Much of Werner’s writing depends on just this kind of ironic rhetorical turn. The state of men’s underthings becomes synecdochic for the state of the world. Righteous anger edges into ridiculous rant. Cynicism slides into self-parody.

I wouldn’t want to give the impression, however, that Werner’s only gift is for rancor. Zündel’s Exit is a frank depiction of a man’s descent into madness, a portrait of a person who cannot escape from his own mind and ends up absconding from his own life. The unexpectedly poignant ending of Cold Shoulder moved me almost to tears. And On the Edge, with its Conrad-like structure and submerged story of grief and love, is a masterpiece of oblique emotion—as well as a catalogue of deep-seated antipathies. Humanity, in Werner’s view, is horrific, but humans, taken one by one, are not all bad. Wenk, in Cold Shoulder, wanders one day into a village graveyard and sees a “rather ravaged-looking” grave overgrown with ivy. On the stone he reads:

CLUMB UP

FELL DOON

DONE FER

And he finds himself delighted. “Was there a swifter way of formulating a life,” he wonders: “No, this was the fate not just of one individual, but of all mankind, even though the villagers might disagree and prefer their dismal ‘Released.’”

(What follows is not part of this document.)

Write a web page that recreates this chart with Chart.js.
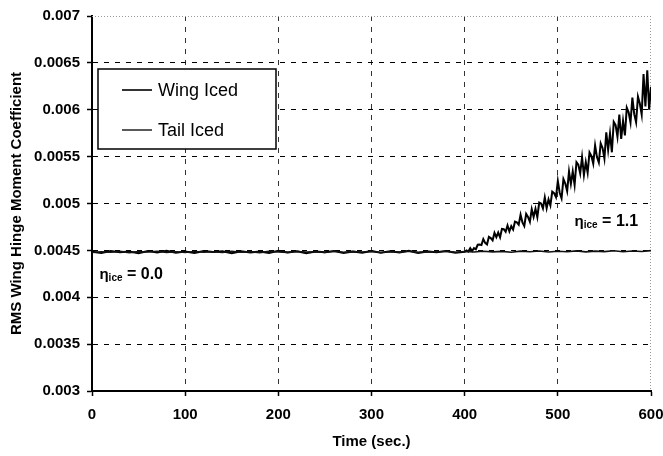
<!DOCTYPE html>
<html>
<head>
<meta charset="utf-8">
<script src="https://cdn.jsdelivr.net/npm/chart.js@4.4.1/dist/chart.umd.min.js"></script>
<style>
  html, body { margin: 0; padding: 0; background: #fff; }
  #wrap { position: relative; width: 663px; height: 456px; }
</style>
</head>
<body>
<div id="wrap"><canvas id="c" width="663" height="456"></canvas></div>
<script>
// ---- Data ----
const seriesNames = ["Wing Iced", "Tail Iced"];

const wingTime = [0,10,20,30,40,50,60,70,80,90,100,110,120,130,140,150,160,170,180,190,200,
  210,220,230,240,250,260,270,280,290,300,310,320,330,340,350,360,370,380,390,400,
  402,404,406,408,410,412,414,416,418,420,422,424,426,428,430,432,434,436,438,440,
  442,444,446,448,450,452,454,456,458,460,462,464,466,468,470,472,474,476,478,480,
  482,484,486,488,490,492,494,496,498,500,502,504,506,508,510,512,514,516,518,520,
  522,524,526,528,530,532,534,536,538,540,542,544,546,548,550,552,554,556,558,560,
  562,564,566,568,570,572,574,576,578,580,582,584,586,588,590,592,594,596,598,600];

const wingValues = [0.004485,0.004472,0.004494,0.004479,0.004489,0.004470,0.004492,0.004478,0.004496,0.004475,0.004488,
  0.004471,0.004493,0.004482,0.004490,0.004469,0.004491,0.004477,0.004488,0.004473,0.004495,
  0.004478,0.004490,0.004470,0.004489,0.004481,0.004494,0.004471,0.004487,0.004476,0.004492,
  0.004474,0.004490,0.004478,0.004495,0.004473,0.004488,0.004480,0.004493,0.004474,0.004484,
  0.004500,0.004488,0.004524,0.004494,0.004524,0.004512,0.004560,0.004562,0.004556,0.004620,
  0.004580,0.004564,0.004644,0.004632,0.004608,0.004686,0.004640,0.004690,0.004640,0.004730,
  0.004726,0.004698,0.004766,0.004702,0.004758,0.004722,0.004806,0.004798,0.004774,0.004880,
  0.004799,0.004760,0.004889,0.004857,0.004804,0.004939,0.004857,0.004943,0.004854,0.005010,
  0.005000,0.004948,0.005064,0.004949,0.005044,0.004980,0.005126,0.005111,0.005068,0.005240,
  0.005115,0.005056,0.005261,0.005213,0.005132,0.005341,0.005209,0.005341,0.005198,0.005440,
  0.005414,0.005322,0.005494,0.005303,0.005442,0.005328,0.005544,0.005507,0.005426,0.005620,
  0.005495,0.005436,0.005641,0.005593,0.005480,0.005759,0.005573,0.005747,0.005546,0.005870,
  0.005836,0.005712,0.005948,0.005689,0.005880,0.005726,0.006022,0.005973,0.005864,0.006130,
  0.005953,0.005866,0.006139,0.006067,0.005950,0.006380,0.006035,0.006420,0.006000,0.006245];

const tailTime = [0,10,20,30,40,50,60,70,80,90,100,110,120,130,140,150,160,170,180,190,200,
  210,220,230,240,250,260,270,280,290,300,310,320,330,340,350,360,370,380,390,400,
  410,420,430,440,450,460,470,480,490,500,510,520,530,540,550,560,570,580,590,600];

const tailValues = [0.004478,0.004486,0.004480,0.004489,0.004476,0.004487,0.004482,0.004490,0.004479,0.004485,
  0.004477,0.004488,0.004481,0.004486,0.004478,0.004491,0.004480,0.004487,0.004476,0.004489,0.004483,
  0.004479,0.004488,0.004481,0.004486,0.004477,0.004490,0.004480,0.004487,0.004482,0.004489,
  0.004478,0.004486,0.004481,0.004491,0.004479,0.004487,0.004483,0.004490,0.004480,0.004488,
  0.004482,0.004491,0.004484,0.004489,0.004480,0.004492,0.004485,0.004494,0.004483,0.004490,
  0.004486,0.004495,0.004484,0.004492,0.004487,0.004496,0.004485,0.004493,0.004488,0.004497];

const xTicks = [0, 100, 200, 300, 400, 500, 600];
const yTicks = [0.003, 0.0035, 0.004, 0.0045, 0.005, 0.0055, 0.006, 0.0065, 0.007];
const annotations = [
  { t: 518, v: 0.004755, value: "1.1" },
  { t: 8, v: 0.00420, value: "0.0" }
];

// ---- Build chart ----
const toPts = (xs, ys) => xs.map((x, i) => ({ x: x, y: ys[i] }));
const FONT = "'Liberation Sans', Arial, sans-serif";

const framePlugin = {
  id: 'frame',
  beforeDatasetsDraw(chart) {
    const { ctx, chartArea: a } = chart;
    ctx.save();
    ctx.strokeStyle = '#9a9a9a';
    ctx.lineWidth = 1;
    ctx.setLineDash([1, 2]);
    ctx.beginPath();
    ctx.moveTo(a.left, a.top + 0.5);
    ctx.lineTo(a.right, a.top + 0.5);
    ctx.moveTo(a.right - 0.5, a.top);
    ctx.lineTo(a.right - 0.5, a.bottom);
    ctx.stroke();
    ctx.restore();
  },
  afterDraw(chart) {
    const { ctx, scales } = chart;
    const xs = scales.x, ys = scales.y;
    ctx.save();
    // legend box
    const bx = 98, by = 69, bw = 178, bh = 80;
    ctx.fillStyle = '#fff';
    ctx.fillRect(bx, by, bw, bh);
    ctx.strokeStyle = '#000';
    ctx.lineWidth = 1.5;
    ctx.setLineDash([]);
    ctx.strokeRect(bx, by, bw, bh);
    const rows = [{ y: 90, w: 1.6 }, { y: 130, w: 1.3 }];
    ctx.font = '18px ' + FONT;
    ctx.textBaseline = 'middle';
    ctx.fillStyle = '#000';
    rows.forEach((r, i) => {
      ctx.lineWidth = r.w;
      ctx.beginPath();
      ctx.moveTo(122, r.y);
      ctx.lineTo(152, r.y);
      ctx.stroke();
      ctx.fillText(seriesNames[i], 158, r.y + 1);
    });
    // eta annotations
    ctx.textBaseline = 'alphabetic';
    annotations.forEach(an => {
      let x = xs.getPixelForValue(an.t);
      const y = ys.getPixelForValue(an.v);
      ctx.font = 'bold 15px ' + FONT;
      ctx.fillText('η', x, y);
      x += ctx.measureText('η').width;
      ctx.font = 'bold 10px ' + FONT;
      ctx.fillText('ice', x, y + 2);
      x += ctx.measureText('ice').width;
      ctx.font = 'bold 16px ' + FONT;
      ctx.fillText(' = ' + an.value, x, y);
    });
    ctx.restore();
  }
};

new Chart(document.getElementById('c'), {
  type: 'line',
  data: {
    datasets: [
      {
        label: seriesNames[1],
        data: toPts(tailTime, tailValues),
        borderColor: '#111',
        borderWidth: 1.6,
        pointRadius: 0,
        tension: 0,
        fill: false
      },
      {
        label: seriesNames[0],
        data: toPts(wingTime, wingValues),
        borderColor: '#000',
        borderWidth: 2,
        pointRadius: 0,
        tension: 0,
        fill: false
      }
    ]
  },
  options: {
    responsive: false,
    animation: false,
    devicePixelRatio: 1,
    layout: { padding: { top: 15, right: 0, bottom: 0, left: 0 } },
    plugins: {
      legend: { display: false },
      tooltip: { enabled: false }
    },
    scales: {
      x: {
        type: 'linear',
        min: 0, max: 600,
        afterFit: s => { s.height = 65; s.paddingRight = 12; s.paddingLeft = 0; },
        afterBuildTicks: s => { s.ticks = xTicks.map(v => ({ value: v })); },
        ticks: {
          color: '#000',
          padding: 10,
          maxRotation: 0,
          font: { family: FONT, size: 15, weight: 'bold' }
        },
        grid: {
          color: ctx => (ctx.tick && (ctx.tick.value === 0 || ctx.tick.value === 600)) ? 'rgba(0,0,0,0)' : '#333',
          lineWidth: 1,
          tickLength: 5,
          tickColor: '#000',
          tickWidth: 1.5,
          tickBorderDash: []
        },
        border: { display: true, color: '#000', width: 2, dash: [5, 6] },
        title: {
          display: true,
          text: 'Time (sec.)',
          color: '#000',
          padding: { top: 0, bottom: 5 },
          font: { family: FONT, size: 15, weight: 'bold' }
        }
      },
      y: {
        type: 'linear',
        min: 0.003, max: 0.007,
        afterFit: s => { s.width = 92; },
        afterBuildTicks: s => { s.ticks = yTicks.map(v => ({ value: v })); },
        ticks: {
          color: '#000',
          padding: 7,
          font: { family: FONT, size: 15, weight: 'bold' },
          callback: v => String(+v.toFixed(4))
        },
        grid: {
          color: ctx => (ctx.tick && (Math.abs(ctx.tick.value - 0.007) < 1e-9 || Math.abs(ctx.tick.value - 0.003) < 1e-9)) ? 'rgba(0,0,0,0)' : '#000',
          lineWidth: 1,
          tickLength: 5,
          tickColor: '#000',
          tickWidth: 1.5,
          tickBorderDash: []
        },
        border: { display: true, color: '#000', width: 2, dash: [5, 6] },
        title: {
          display: true,
          text: 'RMS Wing Hinge Moment Coefficient',
          color: '#000',
          padding: { top: 8, bottom: 0 },
          font: { family: FONT, size: 15, weight: 'bold' }
        }
      }
    }
  },
  plugins: [framePlugin]
});
</script>
</body>
</html>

Werner has so far been a slight presence in English, although he has been extraordinarily well served by his translators—above all by Michael Hofmann, who has lent his hand (and inimitable ear) to both of the novels published by Dalkey Archive. Probably Werner is not destined to reach a much wider audience. His irony is too subtle, his humor too black to make him a writer fit for mass consumption. But his books are well worth the time of any reader who harbors misgivings about the march of human progress. He is a connoisseur—to borrow a few words from Hofmann’s foreword to Zündel’s Exit—of “the highly evolved, the uncontemporary, the thoughtful, the delicate, the unlikely.” A connoisseur of everything that today’s reductive literary consumerism would have us pass over in silence.